§ Exercise instructions
Render the material again word for word, skipping the pictures in it.

§ Data extract

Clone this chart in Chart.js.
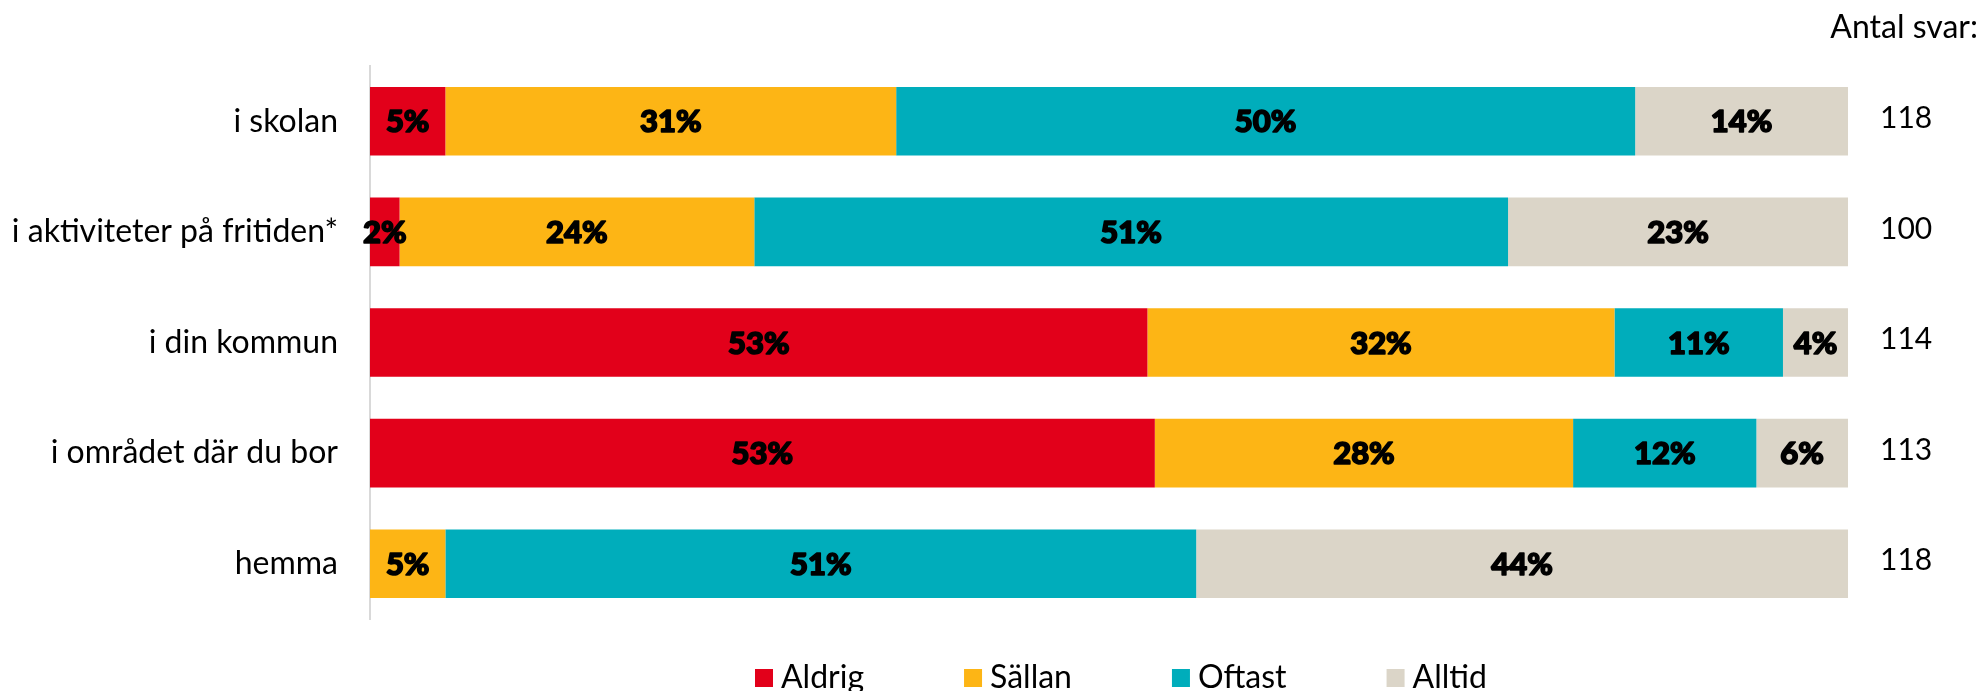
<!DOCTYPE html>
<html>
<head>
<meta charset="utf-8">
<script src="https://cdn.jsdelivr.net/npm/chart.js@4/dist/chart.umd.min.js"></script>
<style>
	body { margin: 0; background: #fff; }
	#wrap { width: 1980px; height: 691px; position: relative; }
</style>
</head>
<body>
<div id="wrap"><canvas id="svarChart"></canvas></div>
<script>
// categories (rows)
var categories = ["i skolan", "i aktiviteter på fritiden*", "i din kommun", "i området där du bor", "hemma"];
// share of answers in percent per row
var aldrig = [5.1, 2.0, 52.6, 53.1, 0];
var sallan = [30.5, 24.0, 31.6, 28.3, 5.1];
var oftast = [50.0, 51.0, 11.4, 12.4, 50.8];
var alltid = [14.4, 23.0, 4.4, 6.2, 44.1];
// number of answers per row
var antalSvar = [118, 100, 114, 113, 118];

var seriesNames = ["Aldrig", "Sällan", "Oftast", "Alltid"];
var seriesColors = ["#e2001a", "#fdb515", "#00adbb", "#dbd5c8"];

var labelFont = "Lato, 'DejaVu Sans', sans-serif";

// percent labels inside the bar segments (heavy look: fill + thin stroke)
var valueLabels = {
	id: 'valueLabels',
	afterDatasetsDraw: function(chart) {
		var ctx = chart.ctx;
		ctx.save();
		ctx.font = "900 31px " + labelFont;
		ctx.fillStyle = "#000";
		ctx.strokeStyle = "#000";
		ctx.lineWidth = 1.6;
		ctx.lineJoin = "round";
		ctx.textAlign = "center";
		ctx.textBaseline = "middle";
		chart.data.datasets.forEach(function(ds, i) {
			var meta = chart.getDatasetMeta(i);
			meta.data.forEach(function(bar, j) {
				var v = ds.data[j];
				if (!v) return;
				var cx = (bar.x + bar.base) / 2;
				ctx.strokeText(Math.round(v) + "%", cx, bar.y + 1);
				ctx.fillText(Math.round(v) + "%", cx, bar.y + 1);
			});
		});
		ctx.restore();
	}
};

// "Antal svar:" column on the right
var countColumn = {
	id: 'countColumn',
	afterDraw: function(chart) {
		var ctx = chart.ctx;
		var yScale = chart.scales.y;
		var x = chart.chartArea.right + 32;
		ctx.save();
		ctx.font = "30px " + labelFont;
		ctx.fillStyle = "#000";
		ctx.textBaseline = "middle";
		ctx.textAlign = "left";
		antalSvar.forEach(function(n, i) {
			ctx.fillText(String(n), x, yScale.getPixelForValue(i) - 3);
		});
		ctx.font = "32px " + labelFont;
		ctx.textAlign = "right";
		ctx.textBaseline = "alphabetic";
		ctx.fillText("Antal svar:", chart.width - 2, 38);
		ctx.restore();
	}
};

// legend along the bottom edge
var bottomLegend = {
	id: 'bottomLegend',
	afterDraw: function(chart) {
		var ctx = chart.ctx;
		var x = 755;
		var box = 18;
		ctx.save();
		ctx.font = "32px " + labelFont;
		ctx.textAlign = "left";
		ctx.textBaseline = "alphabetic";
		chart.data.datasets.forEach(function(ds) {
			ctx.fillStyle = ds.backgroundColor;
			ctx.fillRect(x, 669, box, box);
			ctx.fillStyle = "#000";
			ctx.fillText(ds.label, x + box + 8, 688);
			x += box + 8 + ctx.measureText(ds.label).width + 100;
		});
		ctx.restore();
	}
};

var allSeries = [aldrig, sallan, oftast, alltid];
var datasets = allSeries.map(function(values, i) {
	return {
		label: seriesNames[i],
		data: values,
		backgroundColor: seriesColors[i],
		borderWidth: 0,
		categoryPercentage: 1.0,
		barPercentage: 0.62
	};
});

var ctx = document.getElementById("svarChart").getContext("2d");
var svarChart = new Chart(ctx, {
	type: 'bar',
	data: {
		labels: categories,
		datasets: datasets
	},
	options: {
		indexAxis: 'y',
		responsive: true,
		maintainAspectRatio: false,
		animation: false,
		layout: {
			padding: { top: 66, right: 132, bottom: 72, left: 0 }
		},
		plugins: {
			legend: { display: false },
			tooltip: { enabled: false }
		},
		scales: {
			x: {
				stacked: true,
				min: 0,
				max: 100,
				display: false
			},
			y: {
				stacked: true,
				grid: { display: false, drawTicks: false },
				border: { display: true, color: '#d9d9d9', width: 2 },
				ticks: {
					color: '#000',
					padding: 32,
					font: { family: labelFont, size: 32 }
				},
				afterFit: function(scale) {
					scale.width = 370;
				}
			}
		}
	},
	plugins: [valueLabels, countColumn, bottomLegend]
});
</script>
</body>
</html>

§ Response to this task
Clone this chart in Chart.js.
<!DOCTYPE html>
<html>
<head>
<meta charset="utf-8">
<script src="https://cdn.jsdelivr.net/npm/chart.js@4/dist/chart.umd.min.js"></script>
<style>
	body { margin: 0; background: #fff; }
	#wrap { width: 1980px; height: 691px; position: relative; }
</style>
</head>
<body>
<div id="wrap"><canvas id="svarChart"></canvas></div>
<script>
// categories (rows)
var categories = ["i skolan", "i aktiviteter på fritiden*", "i din kommun", "i området där du bor", "hemma"];
// share of answers in percent per row
var aldrig = [5.1, 2.0, 52.6, 53.1, 0];
var sallan = [30.5, 24.0, 31.6, 28.3, 5.1];
var oftast = [50.0, 51.0, 11.4, 12.4, 50.8];
var alltid = [14.4, 23.0, 4.4, 6.2, 44.1];
// number of answers per row
var antalSvar = [118, 100, 114, 113, 118];

var seriesNames = ["Aldrig", "Sällan", "Oftast", "Alltid"];
var seriesColors = ["#e2001a", "#fdb515", "#00adbb", "#dbd5c8"];

var labelFont = "Lato, 'DejaVu Sans', sans-serif";

// percent labels inside the bar segments (heavy look: fill + thin stroke)
var valueLabels = {
	id: 'valueLabels',
	afterDatasetsDraw: function(chart) {
		var ctx = chart.ctx;
		ctx.save();
		ctx.font = "900 31px " + labelFont;
		ctx.fillStyle = "#000";
		ctx.strokeStyle = "#000";
		ctx.lineWidth = 1.6;
		ctx.lineJoin = "round";
		ctx.textAlign = "center";
		ctx.textBaseline = "middle";
		chart.data.datasets.forEach(function(ds, i) {
			var meta = chart.getDatasetMeta(i);
			meta.data.forEach(function(bar, j) {
				var v = ds.data[j];
				if (!v) return;
				var cx = (bar.x + bar.base) / 2;
				ctx.strokeText(Math.round(v) + "%", cx, bar.y + 1);
				ctx.fillText(Math.round(v) + "%", cx, bar.y + 1);
			});
		});
		ctx.restore();
	}
};

// "Antal svar:" column on the right
var countColumn = {
	id: 'countColumn',
	afterDraw: function(chart) {
		var ctx = chart.ctx;
		var yScale = chart.scales.y;
		var x = chart.chartArea.right + 32;
		ctx.save();
		ctx.font = "30px " + labelFont;
		ctx.fillStyle = "#000";
		ctx.textBaseline = "middle";
		ctx.textAlign = "left";
		antalSvar.forEach(function(n, i) {
			ctx.fillText(String(n), x, yScale.getPixelForValue(i) - 3);
		});
		ctx.font = "32px " + labelFont;
		ctx.textAlign = "right";
		ctx.textBaseline = "alphabetic";
		ctx.fillText("Antal svar:", chart.width - 2, 38);
		ctx.restore();
	}
};

// legend along the bottom edge
var bottomLegend = {
	id: 'bottomLegend',
	afterDraw: function(chart) {
		var ctx = chart.ctx;
		var x = 755;
		var box = 18;
		ctx.save();
		ctx.font = "32px " + labelFont;
		ctx.textAlign = "left";
		ctx.textBaseline = "alphabetic";
		chart.data.datasets.forEach(function(ds) {
			ctx.fillStyle = ds.backgroundColor;
			ctx.fillRect(x, 669, box, box);
			ctx.fillStyle = "#000";
			ctx.fillText(ds.label, x + box + 8, 688);
			x += box + 8 + ctx.measureText(ds.label).width + 100;
		});
		ctx.restore();
	}
};

var allSeries = [aldrig, sallan, oftast, alltid];
var datasets = allSeries.map(function(values, i) {
	return {
		label: seriesNames[i],
		data: values,
		backgroundColor: seriesColors[i],
		borderWidth: 0,
		categoryPercentage: 1.0,
		barPercentage: 0.62
	};
});

var ctx = document.getElementById("svarChart").getContext("2d");
var svarChart = new Chart(ctx, {
	type: 'bar',
	data: {
		labels: categories,
		datasets: datasets
	},
	options: {
		indexAxis: 'y',
		responsive: true,
		maintainAspectRatio: false,
		animation: false,
		layout: {
			padding: { top: 66, right: 132, bottom: 72, left: 0 }
		},
		plugins: {
			legend: { display: false },
			tooltip: { enabled: false }
		},
		scales: {
			x: {
				stacked: true,
				min: 0,
				max: 100,
				display: false
			},
			y: {
				stacked: true,
				grid: { display: false, drawTicks: false },
				border: { display: true, color: '#d9d9d9', width: 2 },
				ticks: {
					color: '#000',
					padding: 32,
					font: { family: labelFont, size: 32 }
				},
				afterFit: function(scale) {
					scale.width = 370;
				}
			}
		}
	},
	plugins: [valueLabels, countColumn, bottomLegend]
});
</script>
</body>
</html>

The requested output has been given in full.